Using a form of real-time data capture through the use of the Twitter Streaming Application Programming Interface (API), researchers collected all tweets that contained one or more of 5 keywords: pimple, pimples, zit, zits and acne for a 2-week period in June 2012. High-impact tweets, defined as tweets with one or more retweets, were the only tweets examined.
High-impact tweets were frequency weighted by retweet count and categorized by content into 4 main categories: personal, celebrity, education, and irrelevant/excluded. The education category was subdivided into: disease question, disease information, treatment question, treatment information (branded), treatment information (non-branded), and treatment information (ambiguous).

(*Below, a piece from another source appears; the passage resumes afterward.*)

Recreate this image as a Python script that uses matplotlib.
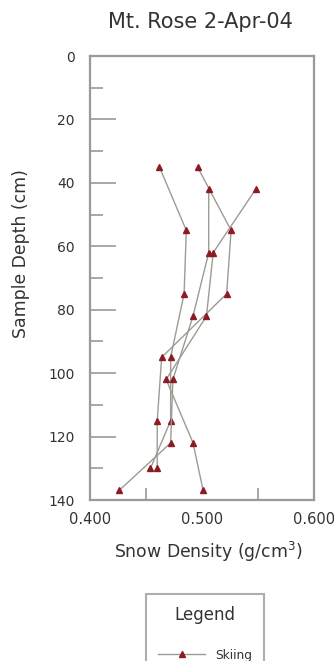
import numpy as np
import matplotlib
matplotlib.use('Agg')
import matplotlib.pyplot as plt
from matplotlib.ticker import MultipleLocator, FormatStrFormatter

# Snow pit profiles: sample depth (cm) and measured density (g/cm3)
depth_a = [35, 55, 75, 95, 115, 130]
depth_b = [42, 62, 82, 102, 122, 137]

density_1 = [0.462, 0.486, 0.484, 0.472, 0.472, 0.454]
density_2 = [0.496, 0.526, 0.522, 0.464, 0.460, 0.460]
density_3 = [0.506, 0.506, 0.492, 0.474, 0.472, 0.426]
density_4 = [0.548, 0.510, 0.504, 0.468, 0.492, 0.501]

profiles = [(density_1, depth_a), (density_2, depth_a),
            (density_3, depth_b), (density_4, depth_b)]

line_color = '#9c9c94'
marker_color = '#8b1c24'
axis_color = '#9a9a9a'
text_color = '#333333'

fig = plt.figure(figsize=(3.34, 6.61), dpi=100)
ax = fig.add_axes([90/334, 1 - 500/661, 224/334, 444/661])

for i, (dens, dep) in enumerate(profiles):
    ax.plot(dens, dep, color=line_color, lw=1.0, marker='^', ms=4.5,
            mfc=marker_color, mec=marker_color,
            label='Skiing' if i == 0 else None)

ax.set_xlim(0.400, 0.600)
ax.set_ylim(140, 0)

ax.xaxis.set_major_locator(MultipleLocator(0.1))
ax.xaxis.set_minor_locator(MultipleLocator(0.05))
ax.xaxis.set_major_formatter(FormatStrFormatter('%.3f'))
ax.yaxis.set_major_locator(MultipleLocator(20))
ax.yaxis.set_minor_locator(MultipleLocator(10))

ax.tick_params(axis='x', which='major', direction='in', length=0, pad=9,
               labelsize=10.5, labelcolor=text_color)
ax.tick_params(axis='x', which='minor', direction='in', length=9,
               width=1.2, color=axis_color)
ax.tick_params(axis='y', which='major', direction='in', length=19, pad=11,
               width=1.2, color=axis_color, labelsize=10, labelcolor=text_color)
ax.tick_params(axis='y', which='minor', direction='in', length=9,
               width=1.2, color=axis_color)

for sp in ax.spines.values():
    sp.set_color(axis_color)
    sp.set_linewidth(1.6)

fig.text(200/334, 1 - 28/661, 'Mt. Rose 2-Apr-04', ha='center', va='baseline',
         fontsize=15, color=text_color)
fig.text(208/334, 1 - 552/661, 'Snow Density (g/cm$^3$)', ha='center', va='center',
         fontsize=12.4, color=text_color)
fig.text(21/334, 1 - 254/661, 'Sample Depth (cm)', ha='center', va='center',
         rotation=90, fontsize=12.4, color=text_color)

leg = fig.legend(loc='upper center', bbox_to_anchor=(205/334, 1 - 594/661),
                 title='Legend', fontsize=8.8, title_fontsize=12,
                 frameon=True, fancybox=False, edgecolor=axis_color,
                 handlelength=3.9, handletextpad=0.8, borderpad=1.0,
                 labelspacing=2.0, borderaxespad=0)
leg.get_frame().set_linewidth(1.5)
leg.get_title().set_color(text_color)
for t in leg.get_texts():
    t.set_color(text_color)

fig.savefig('out.png', dpi=100)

There were a total of 8,192 English high-impact tweets of a total of 392,617 tweets collected. Personal tweets about acne were the most common type of high-impact tweets (43.1 percent), followed by tweets about celebrities (20.4 percent) and then education-related tweets (27.1 percent); 9.4 percent of tweets were excluded.
By education subcategory, 16.9 percent and 8.9 percent of all high-impact tweets were about disease information and treatment information, respectively. Two-thirds of disease question tweets asserted in some way that stress causes pimples, and 9 percent of retweets commented that makeup causes pimples, the study finds.
“Twitter is emerging as a popular forum where people exchange health information. Health providers can not only learn about the perceptions and misperceptions of diseases like acne, but they might also communicate reliable medical information,” the authors conclude.
JAMA Dermatol. Published May 15, 2013. 2013;149(5):621-622.